There's absolutely nothing wrong with that. Nothing is new under the sun and taking old things, repurposing them into something new, is normal. So, ya know, don't fret it.

Like, for example, just yesterday I was watching an anime that had Oda Nobunaga reincarnated as a Shiba Inu - and him looking at how he was represented in the modern era and going "but it wasn't like that!" and in my mind I was going "What if the real Nobunaga saw everything that his name had been applied to over the ages since his death? What would he feel? How would he react?"

In the end I figured he was dead. It didn't matter how he'd feel about it, just like it doesn't matter what stories are told about us after we're gond. We won't know, we won't care, we don't get a say in what of us gets passed on and what doesn't. Those who knew us will paint us differently than how we percieved ourselves. They see what they see of us, our motivations guessed at and our feelings unconfirmed. They'll pass that on to others and what, in the end, does it really matter?

We've always been - even now, when we're alive - part of the grand story that people tell. We've never been who people see when they look at us, not completely. And they will never know who we really are even those who know us best, so... what? Does it matter? People will love or hate you based on what they see of you and it's always been that way. People will make fun of you or take you seriously based on their experiences with you, too.

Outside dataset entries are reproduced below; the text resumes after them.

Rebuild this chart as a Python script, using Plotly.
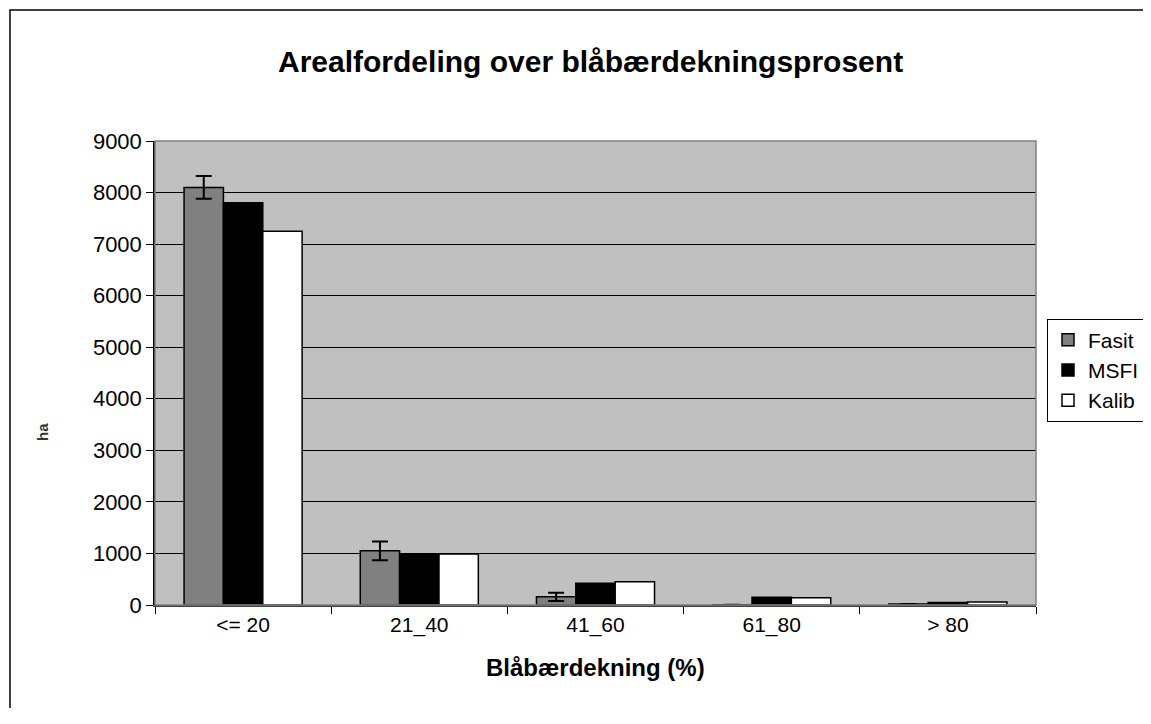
import plotly.graph_objects as go

kategorier = ['<= 20', '21_40', '41_60', '61_80', '> 80']
fasit = [8100, 1050, 160, 5, 20]
fasit_feil = [220, 180, 80, 0, 0]
msfi = [7800, 990, 420, 150, 50]
kalib = [7250, 990, 450, 140, 60]

fig = go.Figure()
fig.add_trace(go.Bar(x=kategorier, y=fasit, name='Fasit',
                     marker=dict(color='#808080', line=dict(color='black', width=1.5)),
                     error_y=dict(type='data', array=fasit_feil, visible=True,
                                  color='black', thickness=2, width=8)))
fig.add_trace(go.Bar(x=kategorier, y=msfi, name='MSFI',
                     marker=dict(color='black', line=dict(color='black', width=1.5))))
fig.add_trace(go.Bar(x=kategorier, y=kalib, name='Kalib',
                     marker=dict(color='white', line=dict(color='black', width=1.5))))

# siden har 8px marg rundt figuren, så størrelsen trekkes fra
W, H = 1135, 700
fig.update_layout(
    width=W, height=H,
    margin=dict(l=147, r=W - 1028, t=133, b=H - 597),
    paper_bgcolor='white', plot_bgcolor='#C0C0C0',
    font=dict(family='Liberation Sans, Arial', size=21, color='black'),
    barmode='group', bargap=0.33, bargroupgap=0,
    showlegend=True,
    legend=dict(xref='container', yref='container',
                x=(1047 - 8) / W, y=(H - 362) / H, xanchor='left', yanchor='middle',
                bgcolor='white', bordercolor='black', borderwidth=1,
                font=dict(size=21), itemwidth=30, tracegroupgap=0),
)

fig.update_yaxes(range=[0, 9000], dtick=1000, showgrid=True, gridcolor='black', gridwidth=1,
                 showline=True, linecolor='black', linewidth=1.5,
                 ticks='outside', ticklen=7, tickcolor='black', zeroline=False,
                 tickfont=dict(size=22))
fig.update_xaxes(tickson='boundaries', ticks='outside', ticklen=7, tickcolor='black',
                 showline=True, linecolor='#404040', linewidth=1.5,
                 tickfont=dict(size=21))

# kant rundt plottområdet og rundt hele figuren
fig.add_shape(type='rect', xref='paper', yref='paper', x0=0, x1=1, y0=0, y1=1,
              line=dict(color='#808080', width=1.5), layer='above')
fig.add_shape(type='rect', xref='paper', yref='paper',
              x0=-0.1646, x1=1.25, y0=-0.5, y1=1.2823,
              line=dict(color='black', width=1.5))

fig.add_annotation(text='<b>Arealfordeling over blåbærdekningsprosent</b>',
                   xref='paper', yref='paper', x=0.494, y=(605 - 62) / 464,
                   showarrow=False, font=dict(size=30), xanchor='center', yanchor='middle')
fig.add_annotation(text='<b>Blåbærdekning (%)</b>',
                   xref='paper', yref='paper', x=0.5, y=(605 - 667) / 464,
                   showarrow=False, font=dict(size=24), xanchor='center', yanchor='middle')
fig.add_annotation(text='<b>ha</b>', textangle=-90,
                   xref='paper', yref='paper', x=(42 - 155) / 881, y=(605 - 432) / 464,
                   showarrow=False, font=dict(size=15, color='#333333'),
                   xanchor='center', yanchor='middle')

fig.write_html('out.html')
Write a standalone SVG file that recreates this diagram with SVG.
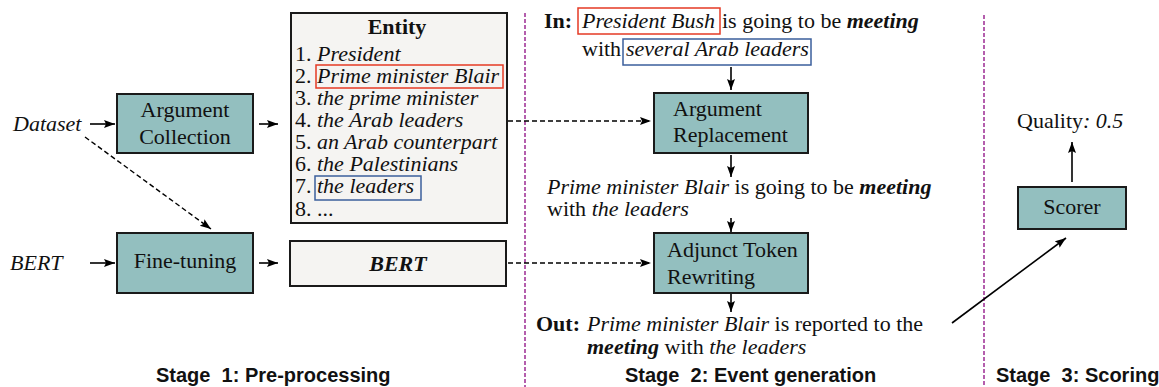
<svg xmlns="http://www.w3.org/2000/svg" width="1159" height="387" viewBox="0 0 1159 387">
<style>
.t{font-family:"Liberation Serif","Times New Roman",serif;font-size:22px;fill:#111}
.i{font-style:italic}
.b{font-weight:bold}
.st{font-family:"Liberation Sans",Arial,sans-serif;font-size:20px;font-weight:bold;fill:#111;white-space:pre}
.proc{fill:#93bfbf;stroke:#1a1a1a;stroke-width:2}
.store{fill:#f5f4f2;stroke:#1a1a1a;stroke-width:2}
.arr{stroke:#000;stroke-width:1.6;fill:none;marker-end:url(#ah)}
.dash{stroke:#000;stroke-width:1.4;fill:none;stroke-dasharray:5 3;marker-end:url(#ah)}
.sep{stroke:#9c2a92;stroke-width:1.5;stroke-dasharray:4 2;fill:none}
.red{fill:none;stroke:#e53a25;stroke-width:1.5}
.blue{fill:none;stroke:#3b5f9c;stroke-width:1.5}
</style>
<defs>
<marker id="ah" markerUnits="userSpaceOnUse" markerWidth="12" markerHeight="10" refX="11" refY="4" orient="auto">
<path d="M0,0 L11,4 L0,8 L2,4 z" fill="#000"/>
</marker>
</defs>

<g id="separators">
<line class="sep" x1="525" y1="13" x2="525" y2="387"/>
<line class="sep" x1="984" y1="15" x2="984" y2="387"/>
</g>

<g id="dataset-label"><text class="t i" x="13" y="131">Dataset</text></g>
<g id="bert-input-label"><text class="t i" x="10" y="270">BERT</text></g>

<g id="argument-collection">
<rect class="proc" x="117" y="94" width="136" height="59"/>
<text class="t" x="185" y="117" text-anchor="middle">Argument</text>
<text class="t" x="185" y="144" text-anchor="middle">Collection</text>
</g>

<g id="fine-tuning">
<rect class="proc" x="117" y="233" width="136" height="60"/>
<text class="t" x="185" y="268" text-anchor="middle">Fine-tuning</text>
</g>

<g id="entity">
<rect class="store" x="291" y="13" width="216" height="210"/>
<text class="t b" x="397" y="34" text-anchor="middle">Entity</text>
<text class="t" x="295" y="61">1. <tspan class="i" x="317">President</tspan></text>
<text class="t" x="295" y="83">2. <tspan class="i" x="317">Prime minister Blair</tspan></text>
<text class="t" x="295" y="105">3. <tspan class="i" x="317">the prime minister</tspan></text>
<text class="t" x="295" y="127">4. <tspan class="i" x="317">the Arab leaders</tspan></text>
<text class="t" x="295" y="149">5. <tspan class="i" x="317">an Arab counterpart</tspan></text>
<text class="t" x="295" y="171">6. <tspan class="i" x="317">the Palestinians</tspan></text>
<text class="t" x="295" y="193">7. <tspan class="i" x="317">the leaders</tspan></text>
<text class="t" x="295" y="216">8. ...</text>
<rect class="red" x="316" y="65" width="187" height="23"/>
<rect class="blue" x="315" y="176" width="106" height="24"/>
</g>

<g id="bert-model">
<rect class="store" x="290" y="241" width="216" height="45"/>
<text class="t i b" x="398" y="271" text-anchor="middle">BERT</text>
</g>

<g id="input-sentence">
<text class="t" x="544" y="28"><tspan class="b">In:</tspan> <tspan class="i" x="582">President Bush</tspan> <tspan x="722">is going to be </tspan><tspan class="i b">meeting</tspan></text>
<rect class="red" x="578" y="8" width="142" height="26"/>
<text class="t" x="582" y="56">with <tspan class="i" x="626">several Arab leaders</tspan></text>
<rect class="blue" x="623" y="39" width="188" height="26"/>
</g>

<g id="argument-replacement">
<rect class="proc" x="654" y="93" width="154" height="60"/>
<text class="t" x="673" y="116">Argument</text>
<text class="t" x="673" y="142">Replacement</text>
</g>

<g id="intermediate-sentence">
<text class="t" x="547" y="194"><tspan class="i">Prime minister Blair</tspan> is going to be <tspan class="i b">meeting</tspan></text>
<text class="t" x="547" y="216">with <tspan class="i">the leaders</tspan></text>
</g>

<g id="adjunct-token-rewriting">
<rect class="proc" x="654" y="233" width="154" height="60"/>
<text class="t" x="667" y="257">Adjunct Token</text>
<text class="t" x="667" y="284">Rewriting</text>
</g>

<g id="output-sentence">
<text class="t" x="536" y="331"><tspan class="b">Out:</tspan> <tspan class="i" x="587">Prime minister Blair</tspan> is reported to the</text>
<text class="t" x="587" y="354"><tspan class="i b">meeting</tspan> with <tspan class="i">the leaders</tspan></text>
</g>

<g id="scorer">
<rect class="proc" x="1018" y="187" width="108" height="42"/>
<text class="t" x="1072" y="214" text-anchor="middle">Scorer</text>
</g>

<g id="quality">
<text class="t" x="1017" y="128">Quality<tspan class="i">: 0.5</tspan></text>
</g>

<g id="connectors">
<line class="arr" x1="90" y1="124" x2="115" y2="124"/>
<line class="arr" x1="259" y1="124" x2="278" y2="124"/>
<line class="arr" x1="90" y1="263" x2="115" y2="263"/>
<line class="arr" x1="259" y1="263" x2="278" y2="263"/>
<line class="dash" x1="85" y1="137" x2="211" y2="229"/>
<line class="dash" x1="508" y1="121" x2="651" y2="121"/>
<line class="dash" x1="508" y1="263" x2="651" y2="263"/>
<line class="arr" x1="731" y1="67" x2="731" y2="90"/>
<line class="arr" x1="731" y1="155" x2="731" y2="177"/>
<line class="arr" x1="731" y1="218" x2="731" y2="232"/>
<line class="arr" x1="731" y1="294" x2="731" y2="312"/>
<line class="arr" x1="1072" y1="182" x2="1072" y2="142"/>
<line class="arr" x1="952" y1="323" x2="1066" y2="238"/>
</g>

<g id="stage-labels">
<text class="st" x="156" y="382">Stage&#160; 1: Pre-processing</text>
<text class="st" x="625" y="382">Stage&#160; 2: Event generation</text>
<text class="st" x="996" y="382">Stage&#160; 3: Scoring</text>
</g>
</svg>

It's just what life is - leaving lots of little stamps that make up a picture of you, but that picture will never, ever be all that you ever were. So, essentially, it really isn't an issue that we do the same to others, because we do. We can never know all that they were, all that they could have been, all the thought or felt or did and why.

That's why I think it's fine to mess with historical knowledge and use it for your own. All that they were has been twisted and lost to time - as with everyone the further you go from people who actually knew them being alive - so does it really matter if you make Merlin a cross-dressing asshole who married a frog?

No. It really doesn't. Do what you want, he doesn't care.
pianotm
The TM is for Totally Magical.
32347
Well, to be fair, I'm not worried about Merlin being a villain. I'm just musing over the fact that I'm going out of my way to change that and the fact it's because it bothered someone I knew. Merlin being the villain had really put her off the story. I think what's striking me is just how tremendous an influence she actually has been on me. I didn't realize it...like, at all.